All of the lines below are to be printed again exactly; images are excluded from the output.
^^^^^^^^^^^^^^^^
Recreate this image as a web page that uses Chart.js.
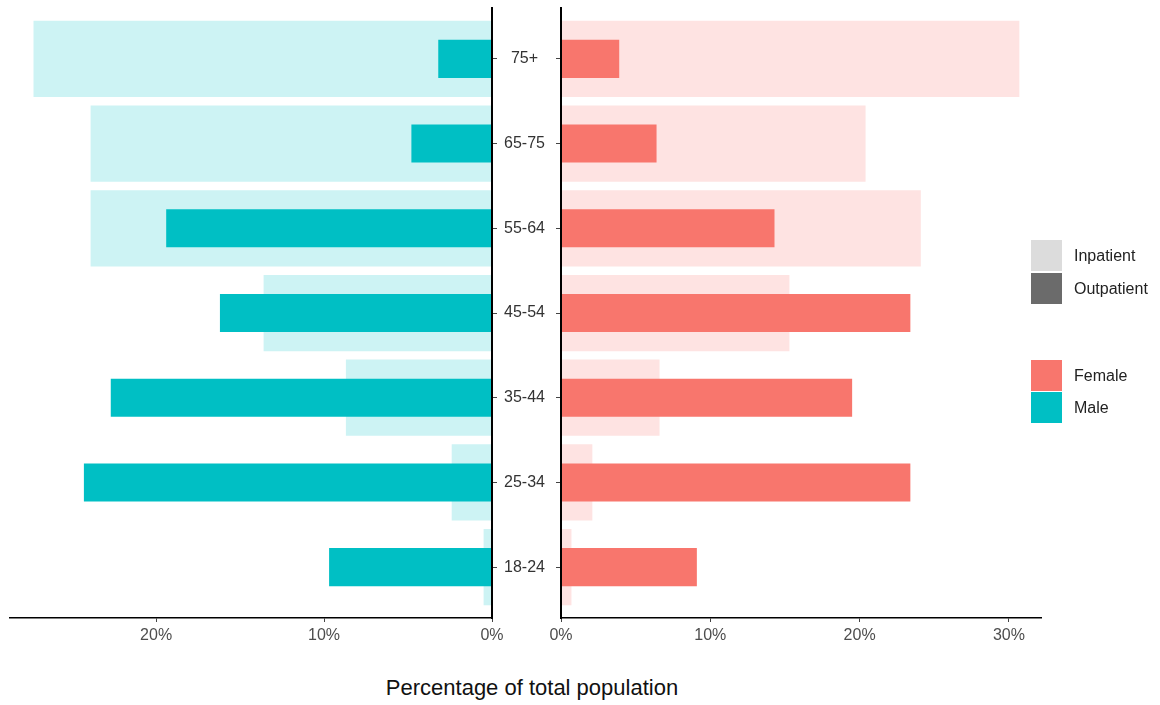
<!DOCTYPE html>
<html>
<head>
<meta charset="utf-8">
<script src="https://cdn.jsdelivr.net/npm/chart.js@4.4.0/dist/chart.umd.min.js"></script>
<style>
  body { margin: 0; background: #fff; width: 1160px; height: 705px; position: relative; overflow: hidden;
         font-family: "Liberation Sans", Arial, sans-serif; }
  canvas { position: absolute; top: 0; }
  #maleChart { left: 0; }
  #femaleChart { left: 530px; }
  .axis-title { position: absolute; left: 0; width: 1064px; top: 675px; text-align: center; font-size: 22px; color: #111; }
  .key { position: absolute; left: 1031px; width: 31px; height: 31px; }
  .key-label { position: absolute; left: 1074px; font-size: 16px; color: #222; line-height: 31px; }
</style>
</head>
<body>
<canvas id="maleChart" width="561" height="650"></canvas>
<canvas id="femaleChart" width="526" height="650"></canvas>
<div class="axis-title">Percentage of total population</div>

<div class="key" style="top:240px;background:#dcdcdc"></div><div class="key-label" style="top:240px">Inpatient</div>
<div class="key" style="top:273px;background:#6b6b6b"></div><div class="key-label" style="top:273px">Outpatient</div>
<div class="key" style="top:360px;background:#f8766d"></div><div class="key-label" style="top:360px">Female</div>
<div class="key" style="top:392px;background:#00bfc4"></div><div class="key-label" style="top:392px">Male</div>

<script>
const ageGroups = ['75+', '65-75', '55-64', '45-54', '35-44', '25-34', '18-24'];
const maleInpatient = [27.3, 23.9, 23.9, 13.6, 8.7, 2.4, 0.5];
const maleOutpatient = [3.2, 4.8, 19.4, 16.2, 22.7, 24.3, 9.7];
const femaleInpatient = [30.7, 20.4, 24.1, 15.3, 6.6, 2.1, 0.7];
const femaleOutpatient = [3.9, 6.4, 14.3, 23.4, 19.5, 23.4, 9.1];
const maleTicks = [0, 10, 20];
const femaleTicks = [0, 10, 20, 30];

const tickFont = { family: '"Liberation Sans", Arial, sans-serif', size: 16 };

// bars sit on a numeric y axis so the ends can get ggplot's 0.6 padding
function toPoints(values) {
    return values.map((v, i) => ({ x: v, y: i }));
}

function barSets(inpatient, outpatient, light, dark) {
    return [{
        data: toPoints(outpatient),
        backgroundColor: dark,
        barPercentage: 0.45,
        categoryPercentage: 1,
        grouped: false,
        order: 1
    }, {
        data: toPoints(inpatient),
        backgroundColor: light,
        barPercentage: 0.9,
        categoryPercentage: 1,
        grouped: false,
        order: 2
    }];
}

function xAxis(max, reverse, tickValues) {
    return {
        type: 'linear',
        min: 0,
        max: max,
        reverse: reverse,
        afterBuildTicks: s => { s.ticks = tickValues.map(v => ({ value: v })); },
        afterFit: s => { s.height = 30; },
        ticks: { callback: v => v + '%', font: tickFont, color: '#4d4d4d', maxRotation: 0, autoSkip: false, padding: 4 },
        grid: { drawOnChartArea: false, tickLength: 4, color: '#444' },
        border: { color: '#000', width: 1.5 }
    };
}

// tick marks go above the bars (z 1) and the axis line after them (z 2)
function yAxis(position, width, showLabels) {
    return {
        type: 'linear',
        position: position,
        reverse: true,
        offset: false,
        min: -0.6,
        max: 6.6,
        afterBuildTicks: s => { s.ticks = ageGroups.map((g, i) => ({ value: i })); },
        afterFit: s => { s.width = width; s.paddingTop = 0; s.paddingBottom = 0; },
        ticks: { callback: v => showLabels ? ageGroups[v] : '', crossAlign: 'center', padding: 7, font: tickFont, color: '#333' },
        grid: { drawOnChartArea: false, offset: false, tickLength: 5, color: '#444', z: 1 },
        border: { color: '#000', width: 2, z: 2 }
    };
}

let maleChart = new Chart(document.getElementById('maleChart'), {
    type: 'bar',
    data: { datasets: barSets(maleInpatient, maleOutpatient, '#cdf3f4', '#00bfc4') },
    options: {
        indexAxis: 'y',
        responsive: false,
        animation: false,
        layout: { padding: { left: 10, top: 8, right: 0, bottom: 2 } },
        plugins: { legend: { display: false }, tooltip: { enabled: false } },
        scales: {
            x: xAxis(28.7, true, maleTicks),
            y: yAxis('right', 69, true)
        }
    }
});

let femaleChart = new Chart(document.getElementById('femaleChart'), {
    type: 'bar',
    data: { datasets: barSets(femaleInpatient, femaleOutpatient, '#fee3e2', '#f8766d') },
    options: {
        indexAxis: 'y',
        responsive: false,
        animation: false,
        layout: { padding: { left: 26, top: 8, right: 15, bottom: 2 } },
        plugins: { legend: { display: false }, tooltip: { enabled: false } },
        scales: {
            x: xAxis(32.15, false, femaleTicks),
            y: yAxis('left', 5, false)
        }
    }
});
</script>
</body>
</html>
^^^^^^^^^^^^^^^^
Correct response:
Recreate this image as a web page that uses Chart.js.
<!DOCTYPE html>
<html>
<head>
<meta charset="utf-8">
<script src="https://cdn.jsdelivr.net/npm/chart.js@4.4.0/dist/chart.umd.min.js"></script>
<style>
  body { margin: 0; background: #fff; width: 1160px; height: 705px; position: relative; overflow: hidden;
         font-family: "Liberation Sans", Arial, sans-serif; }
  canvas { position: absolute; top: 0; }
  #maleChart { left: 0; }
  #femaleChart { left: 530px; }
  .axis-title { position: absolute; left: 0; width: 1064px; top: 675px; text-align: center; font-size: 22px; color: #111; }
  .key { position: absolute; left: 1031px; width: 31px; height: 31px; }
  .key-label { position: absolute; left: 1074px; font-size: 16px; color: #222; line-height: 31px; }
</style>
</head>
<body>
<canvas id="maleChart" width="561" height="650"></canvas>
<canvas id="femaleChart" width="526" height="650"></canvas>
<div class="axis-title">Percentage of total population</div>

<div class="key" style="top:240px;background:#dcdcdc"></div><div class="key-label" style="top:240px">Inpatient</div>
<div class="key" style="top:273px;background:#6b6b6b"></div><div class="key-label" style="top:273px">Outpatient</div>
<div class="key" style="top:360px;background:#f8766d"></div><div class="key-label" style="top:360px">Female</div>
<div class="key" style="top:392px;background:#00bfc4"></div><div class="key-label" style="top:392px">Male</div>

<script>
const ageGroups = ['75+', '65-75', '55-64', '45-54', '35-44', '25-34', '18-24'];
const maleInpatient = [27.3, 23.9, 23.9, 13.6, 8.7, 2.4, 0.5];
const maleOutpatient = [3.2, 4.8, 19.4, 16.2, 22.7, 24.3, 9.7];
const femaleInpatient = [30.7, 20.4, 24.1, 15.3, 6.6, 2.1, 0.7];
const femaleOutpatient = [3.9, 6.4, 14.3, 23.4, 19.5, 23.4, 9.1];
const maleTicks = [0, 10, 20];
const femaleTicks = [0, 10, 20, 30];

const tickFont = { family: '"Liberation Sans", Arial, sans-serif', size: 16 };

// bars sit on a numeric y axis so the ends can get ggplot's 0.6 padding
function toPoints(values) {
    return values.map((v, i) => ({ x: v, y: i }));
}

function barSets(inpatient, outpatient, light, dark) {
    return [{
        data: toPoints(outpatient),
        backgroundColor: dark,
        barPercentage: 0.45,
        categoryPercentage: 1,
        grouped: false,
        order: 1
    }, {
        data: toPoints(inpatient),
        backgroundColor: light,
        barPercentage: 0.9,
        categoryPercentage: 1,
        grouped: false,
        order: 2
    }];
}

function xAxis(max, reverse, tickValues) {
    return {
        type: 'linear',
        min: 0,
        max: max,
        reverse: reverse,
        afterBuildTicks: s => { s.ticks = tickValues.map(v => ({ value: v })); },
        afterFit: s => { s.height = 30; },
        ticks: { callback: v => v + '%', font: tickFont, color: '#4d4d4d', maxRotation: 0, autoSkip: false, padding: 4 },
        grid: { drawOnChartArea: false, tickLength: 4, color: '#444' },
        border: { color: '#000', width: 1.5 }
    };
}

// tick marks go above the bars (z 1) and the axis line after them (z 2)
function yAxis(position, width, showLabels) {
    return {
        type: 'linear',
        position: position,
        reverse: true,
        offset: false,
        min: -0.6,
        max: 6.6,
        afterBuildTicks: s => { s.ticks = ageGroups.map((g, i) => ({ value: i })); },
        afterFit: s => { s.width = width; s.paddingTop = 0; s.paddingBottom = 0; },
        ticks: { callback: v => showLabels ? ageGroups[v] : '', crossAlign: 'center', padding: 7, font: tickFont, color: '#333' },
        grid: { drawOnChartArea: false, offset: false, tickLength: 5, color: '#444', z: 1 },
        border: { color: '#000', width: 2, z: 2 }
    };
}

let maleChart = new Chart(document.getElementById('maleChart'), {
    type: 'bar',
    data: { datasets: barSets(maleInpatient, maleOutpatient, '#cdf3f4', '#00bfc4') },
    options: {
        indexAxis: 'y',
        responsive: false,
        animation: false,
        layout: { padding: { left: 10, top: 8, right: 0, bottom: 2 } },
        plugins: { legend: { display: false }, tooltip: { enabled: false } },
        scales: {
            x: xAxis(28.7, true, maleTicks),
            y: yAxis('right', 69, true)
        }
    }
});

let femaleChart = new Chart(document.getElementById('femaleChart'), {
    type: 'bar',
    data: { datasets: barSets(femaleInpatient, femaleOutpatient, '#fee3e2', '#f8766d') },
    options: {
        indexAxis: 'y',
        responsive: false,
        animation: false,
        layout: { padding: { left: 26, top: 8, right: 15, bottom: 2 } },
        plugins: { legend: { display: false }, tooltip: { enabled: false } },
        scales: {
            x: xAxis(32.15, false, femaleTicks),
            y: yAxis('left', 5, false)
        }
    }
});
</script>
</body>
</html>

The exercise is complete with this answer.